Branded To Kill has such a nonsensical plot that defies physics and reason. Neither gangster film nor film noir per se, the film is highly original in its deliriously paced structure. It's also utterly hilarious and playful at the same time. Plus it has one of the sexiest femme fatale I've seen on film.

What I love most about the film is its visual kineticism. In Suzuki's world, bullets can be stopped by butterflies and killers compete with each other over farcical rankings. The poetry of sound complementing surrealistc, avant garde images gives rise to a wholly submersive experience, one that sucks you in and only lets you out after seducing you from first frame to last.

+



The Great Dictator
Film: I've been a Charles Chaplin fan since I was a child, and watching this for the first time solidified my belief that he's the king of slapstick. Bean, Keaton, and The Stooges are all great, but this man is the klutz you can't rely on. The film parodied the WWII dictators, and life in the earlier ghettos. A lot of people seem to prefer one to another, while the scenes had more to follow, the dictator scenes had the laughs. The chair scene was comedy gold, no one can mock Nazis like Chaplin, well Mel brooks, but thats his main gig.
The end was so unbelievably beautiful and unimaginably relevant today. That was the greatest speech delivered in a film. Show this film and Duck Soup to the young people of the world, and we will have world peace.
+

Audio: The sound was very clear and crisp, vivid, and had good range


Picture: It looked very nice, and not jumpy, but as it's B&W I can't give it more than four, because theres only so much quality you can put in it


Artwork: I really love the cover art, I had a good laugh when i realized what it was showing, I don't like double layered discs though... all the art looked great though


Supplements: I'm not gonna listen to the commentary since that's not my thing, and I'll read the booklet tonight. I saw everything on the second disc including the 54 minute documentary, and while everyone was saying the same thing, it was still very informative on the unique character of Charlie Chaplin. The visual essays were very nice


Total:



March releases being announced tommorow, since Eraserhead has been added to the criterion on Hulu, I really hope it'll get it's DVD/Blu-ray criterion. Should also be expecting and eclipse, since there been none since the November one



March releases being announced tommorow, since Eraserhead has been added to the criterion on Hulu, I really hope it'll get it's DVD/Blu-ray criterion. Should also be expecting and eclipse, since there been none since the November one
I hope Eraserhead does get one, I put off buying the blu-ray release here in the UK and glad I did now if that's the case!

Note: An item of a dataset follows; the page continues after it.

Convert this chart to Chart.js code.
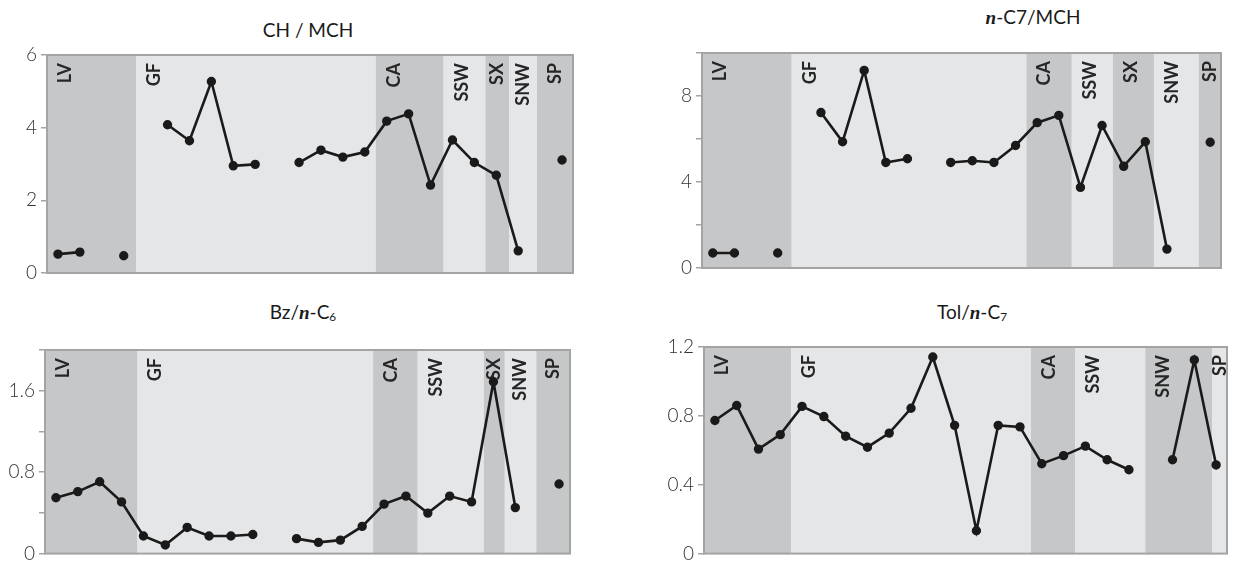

I just watched Jarmusch's Down By Law. The movie I give 3 stars. I was expecting more from the film and was let down by its downbeat narrative.

Dead Man and Stranger Than Paradise are imo, much better films by Jarmusch.



Wow March releases are pretty good

A new Chaplin, MonSieur Verdoux
A man Escaped
Life and Death of Colonel Blimp now has an official criterion
Mallicks Bad Land
The Blob
And Fritz Lang Ministry of Fear

TBH, I want them all



I'm getting this as soon as it's out:



One of my all time favourite films and it's finally getting a blu-ray release(don't think it's ever been out on blu-ray yet), and on Criterion!!



Story about my mother: The Castrating Zionist
I just watched Jarmusch's Down By Law. The movie I give 3 stars. I was expecting more from the film and was let down by its downbeat narrative.

Dead Man and Stranger Than Paradise are imo, much better films by Jarmusch.
I agree with your sentiment regarding Dead Man, I still adore Down by Law for its mise-en-scene. The noirish New Orleans, steady, understated. Roberto Benigni's character kept the movie interesting after the break out (the restaurant with the Italian woman is particularly fun) Waits and Lurie were uninspiring.